Retype, please, the listing from its opening line through the line that contains "const actMarkB = [0.369, 0.369, 0.369, 0.369, 0.369, 0.369];", both included, without the pictures.

Given material:
-------
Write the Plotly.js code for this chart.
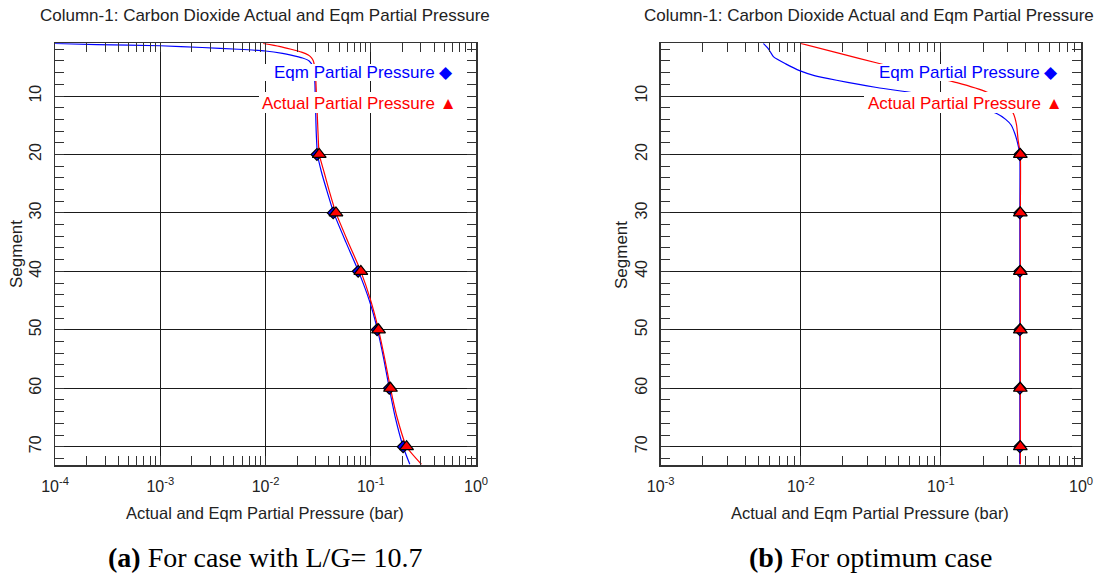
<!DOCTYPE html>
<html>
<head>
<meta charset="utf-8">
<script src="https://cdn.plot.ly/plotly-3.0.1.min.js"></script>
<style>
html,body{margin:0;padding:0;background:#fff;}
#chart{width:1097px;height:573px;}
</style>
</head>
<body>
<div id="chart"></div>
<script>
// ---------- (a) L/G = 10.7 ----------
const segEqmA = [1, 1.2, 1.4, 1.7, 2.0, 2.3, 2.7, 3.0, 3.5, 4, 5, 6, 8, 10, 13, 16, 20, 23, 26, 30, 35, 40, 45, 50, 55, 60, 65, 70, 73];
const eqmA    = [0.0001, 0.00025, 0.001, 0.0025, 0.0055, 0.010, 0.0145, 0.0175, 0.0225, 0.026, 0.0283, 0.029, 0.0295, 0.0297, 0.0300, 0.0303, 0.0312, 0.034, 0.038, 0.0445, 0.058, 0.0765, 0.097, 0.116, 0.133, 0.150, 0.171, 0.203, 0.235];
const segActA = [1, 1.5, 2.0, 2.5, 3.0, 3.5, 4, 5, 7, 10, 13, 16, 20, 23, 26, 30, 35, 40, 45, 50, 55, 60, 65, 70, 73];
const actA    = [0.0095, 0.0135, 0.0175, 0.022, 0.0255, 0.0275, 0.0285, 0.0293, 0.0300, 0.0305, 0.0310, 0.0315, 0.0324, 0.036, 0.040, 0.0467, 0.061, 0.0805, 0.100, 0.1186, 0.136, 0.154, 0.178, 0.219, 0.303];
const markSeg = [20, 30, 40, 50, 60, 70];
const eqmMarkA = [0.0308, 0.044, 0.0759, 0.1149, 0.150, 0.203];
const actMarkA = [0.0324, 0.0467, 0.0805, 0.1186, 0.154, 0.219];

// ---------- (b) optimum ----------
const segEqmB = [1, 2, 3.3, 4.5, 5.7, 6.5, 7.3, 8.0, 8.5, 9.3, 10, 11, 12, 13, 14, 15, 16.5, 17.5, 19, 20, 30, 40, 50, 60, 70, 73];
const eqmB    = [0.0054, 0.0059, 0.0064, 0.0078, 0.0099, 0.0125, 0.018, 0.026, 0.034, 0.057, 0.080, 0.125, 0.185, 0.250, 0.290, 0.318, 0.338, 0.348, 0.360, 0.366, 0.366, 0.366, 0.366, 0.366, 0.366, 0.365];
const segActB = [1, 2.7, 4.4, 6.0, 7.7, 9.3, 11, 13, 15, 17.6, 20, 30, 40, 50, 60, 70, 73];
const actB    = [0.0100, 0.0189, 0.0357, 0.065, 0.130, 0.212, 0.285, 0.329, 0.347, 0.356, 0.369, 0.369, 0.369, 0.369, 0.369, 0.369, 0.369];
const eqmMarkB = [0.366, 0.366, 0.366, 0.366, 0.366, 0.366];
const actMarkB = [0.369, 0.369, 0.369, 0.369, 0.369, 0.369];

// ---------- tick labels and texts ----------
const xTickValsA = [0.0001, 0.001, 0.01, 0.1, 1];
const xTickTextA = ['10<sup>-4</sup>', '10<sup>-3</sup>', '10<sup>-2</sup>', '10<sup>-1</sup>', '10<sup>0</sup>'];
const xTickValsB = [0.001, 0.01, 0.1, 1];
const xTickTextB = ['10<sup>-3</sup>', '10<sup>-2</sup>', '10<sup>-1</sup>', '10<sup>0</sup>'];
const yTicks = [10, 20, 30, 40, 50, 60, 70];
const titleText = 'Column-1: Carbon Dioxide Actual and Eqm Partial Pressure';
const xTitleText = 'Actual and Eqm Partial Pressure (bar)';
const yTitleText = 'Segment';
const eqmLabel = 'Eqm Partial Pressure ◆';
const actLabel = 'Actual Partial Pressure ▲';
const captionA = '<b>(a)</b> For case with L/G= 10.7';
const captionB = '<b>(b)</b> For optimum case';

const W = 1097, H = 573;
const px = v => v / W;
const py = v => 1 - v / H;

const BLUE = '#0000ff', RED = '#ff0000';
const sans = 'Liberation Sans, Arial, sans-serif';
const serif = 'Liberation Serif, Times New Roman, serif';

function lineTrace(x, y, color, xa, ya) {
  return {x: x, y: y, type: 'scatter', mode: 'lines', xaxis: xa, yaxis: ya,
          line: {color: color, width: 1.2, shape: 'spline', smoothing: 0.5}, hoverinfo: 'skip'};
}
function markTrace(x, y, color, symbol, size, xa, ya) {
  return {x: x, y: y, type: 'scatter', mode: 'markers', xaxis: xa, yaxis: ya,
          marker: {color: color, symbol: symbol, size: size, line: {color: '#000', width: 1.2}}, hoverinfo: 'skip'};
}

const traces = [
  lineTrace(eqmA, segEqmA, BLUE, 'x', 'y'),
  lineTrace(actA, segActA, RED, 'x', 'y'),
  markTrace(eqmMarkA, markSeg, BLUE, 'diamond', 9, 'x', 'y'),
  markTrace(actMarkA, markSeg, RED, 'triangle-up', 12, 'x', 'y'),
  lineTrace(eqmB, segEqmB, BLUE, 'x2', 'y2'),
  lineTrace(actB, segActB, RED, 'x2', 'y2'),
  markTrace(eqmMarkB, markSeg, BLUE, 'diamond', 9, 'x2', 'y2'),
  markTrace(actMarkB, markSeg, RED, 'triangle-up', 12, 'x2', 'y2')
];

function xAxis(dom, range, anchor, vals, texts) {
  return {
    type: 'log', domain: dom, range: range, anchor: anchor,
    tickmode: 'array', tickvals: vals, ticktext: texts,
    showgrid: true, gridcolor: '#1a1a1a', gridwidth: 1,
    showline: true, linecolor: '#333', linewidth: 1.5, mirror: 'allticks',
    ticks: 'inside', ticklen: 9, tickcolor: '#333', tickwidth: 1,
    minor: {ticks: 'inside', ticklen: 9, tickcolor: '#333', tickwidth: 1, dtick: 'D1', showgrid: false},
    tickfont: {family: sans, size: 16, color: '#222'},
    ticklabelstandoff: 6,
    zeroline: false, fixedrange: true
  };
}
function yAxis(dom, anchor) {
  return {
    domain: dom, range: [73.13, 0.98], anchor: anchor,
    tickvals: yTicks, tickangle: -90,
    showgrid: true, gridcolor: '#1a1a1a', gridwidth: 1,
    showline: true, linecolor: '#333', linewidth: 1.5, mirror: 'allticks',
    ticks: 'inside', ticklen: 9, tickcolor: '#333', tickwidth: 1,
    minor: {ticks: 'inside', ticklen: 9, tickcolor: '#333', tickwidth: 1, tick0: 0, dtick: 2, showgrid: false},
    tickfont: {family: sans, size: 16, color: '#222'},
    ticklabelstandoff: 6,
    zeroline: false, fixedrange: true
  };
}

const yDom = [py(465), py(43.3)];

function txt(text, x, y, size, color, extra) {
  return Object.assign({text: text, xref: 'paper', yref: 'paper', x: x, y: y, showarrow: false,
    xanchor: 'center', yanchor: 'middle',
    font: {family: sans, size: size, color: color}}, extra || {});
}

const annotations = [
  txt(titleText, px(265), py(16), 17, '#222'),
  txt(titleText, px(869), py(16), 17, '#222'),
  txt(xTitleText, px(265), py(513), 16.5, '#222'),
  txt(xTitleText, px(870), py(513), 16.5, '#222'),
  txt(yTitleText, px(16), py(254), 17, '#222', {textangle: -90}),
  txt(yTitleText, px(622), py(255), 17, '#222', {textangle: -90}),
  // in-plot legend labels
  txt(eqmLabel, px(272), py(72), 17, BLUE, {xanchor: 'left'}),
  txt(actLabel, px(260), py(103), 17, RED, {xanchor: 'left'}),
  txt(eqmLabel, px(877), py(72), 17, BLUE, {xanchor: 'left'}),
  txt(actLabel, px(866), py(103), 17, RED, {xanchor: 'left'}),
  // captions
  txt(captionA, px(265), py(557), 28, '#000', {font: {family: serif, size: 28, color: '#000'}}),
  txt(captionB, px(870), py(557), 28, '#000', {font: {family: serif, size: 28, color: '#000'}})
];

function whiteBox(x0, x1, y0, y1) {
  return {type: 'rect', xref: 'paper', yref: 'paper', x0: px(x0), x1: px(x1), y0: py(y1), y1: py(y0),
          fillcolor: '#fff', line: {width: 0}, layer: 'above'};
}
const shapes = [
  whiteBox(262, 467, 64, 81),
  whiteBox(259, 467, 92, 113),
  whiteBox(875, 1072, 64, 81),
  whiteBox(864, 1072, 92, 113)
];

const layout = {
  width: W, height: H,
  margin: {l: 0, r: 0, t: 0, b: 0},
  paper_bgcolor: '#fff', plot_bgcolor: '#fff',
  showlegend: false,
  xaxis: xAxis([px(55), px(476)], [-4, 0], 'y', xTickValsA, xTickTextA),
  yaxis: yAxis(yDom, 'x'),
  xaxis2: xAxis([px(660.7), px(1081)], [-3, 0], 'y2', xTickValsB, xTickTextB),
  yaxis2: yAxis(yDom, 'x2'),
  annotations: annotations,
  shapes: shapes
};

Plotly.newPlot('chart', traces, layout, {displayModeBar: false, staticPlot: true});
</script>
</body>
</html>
-------
Reply to the task:
Write the Plotly.js code for this chart.
<!DOCTYPE html>
<html>
<head>
<meta charset="utf-8">
<script src="https://cdn.plot.ly/plotly-3.0.1.min.js"></script>
<style>
html,body{margin:0;padding:0;background:#fff;}
#chart{width:1097px;height:573px;}
</style>
</head>
<body>
<div id="chart"></div>
<script>
// ---------- (a) L/G = 10.7 ----------
const segEqmA = [1, 1.2, 1.4, 1.7, 2.0, 2.3, 2.7, 3.0, 3.5, 4, 5, 6, 8, 10, 13, 16, 20, 23, 26, 30, 35, 40, 45, 50, 55, 60, 65, 70, 73];
const eqmA    = [0.0001, 0.00025, 0.001, 0.0025, 0.0055, 0.010, 0.0145, 0.0175, 0.0225, 0.026, 0.0283, 0.029, 0.0295, 0.0297, 0.0300, 0.0303, 0.0312, 0.034, 0.038, 0.0445, 0.058, 0.0765, 0.097, 0.116, 0.133, 0.150, 0.171, 0.203, 0.235];
const segActA = [1, 1.5, 2.0, 2.5, 3.0, 3.5, 4, 5, 7, 10, 13, 16, 20, 23, 26, 30, 35, 40, 45, 50, 55, 60, 65, 70, 73];
const actA    = [0.0095, 0.0135, 0.0175, 0.022, 0.0255, 0.0275, 0.0285, 0.0293, 0.0300, 0.0305, 0.0310, 0.0315, 0.0324, 0.036, 0.040, 0.0467, 0.061, 0.0805, 0.100, 0.1186, 0.136, 0.154, 0.178, 0.219, 0.303];
const markSeg = [20, 30, 40, 50, 60, 70];
const eqmMarkA = [0.0308, 0.044, 0.0759, 0.1149, 0.150, 0.203];
const actMarkA = [0.0324, 0.0467, 0.0805, 0.1186, 0.154, 0.219];

// ---------- (b) optimum ----------
const segEqmB = [1, 2, 3.3, 4.5, 5.7, 6.5, 7.3, 8.0, 8.5, 9.3, 10, 11, 12, 13, 14, 15, 16.5, 17.5, 19, 20, 30, 40, 50, 60, 70, 73];
const eqmB    = [0.0054, 0.0059, 0.0064, 0.0078, 0.0099, 0.0125, 0.018, 0.026, 0.034, 0.057, 0.080, 0.125, 0.185, 0.250, 0.290, 0.318, 0.338, 0.348, 0.360, 0.366, 0.366, 0.366, 0.366, 0.366, 0.366, 0.365];
const segActB = [1, 2.7, 4.4, 6.0, 7.7, 9.3, 11, 13, 15, 17.6, 20, 30, 40, 50, 60, 70, 73];
const actB    = [0.0100, 0.0189, 0.0357, 0.065, 0.130, 0.212, 0.285, 0.329, 0.347, 0.356, 0.369, 0.369, 0.369, 0.369, 0.369, 0.369, 0.369];
const eqmMarkB = [0.366, 0.366, 0.366, 0.366, 0.366, 0.366];
const actMarkB = [0.369, 0.369, 0.369, 0.369, 0.369, 0.369];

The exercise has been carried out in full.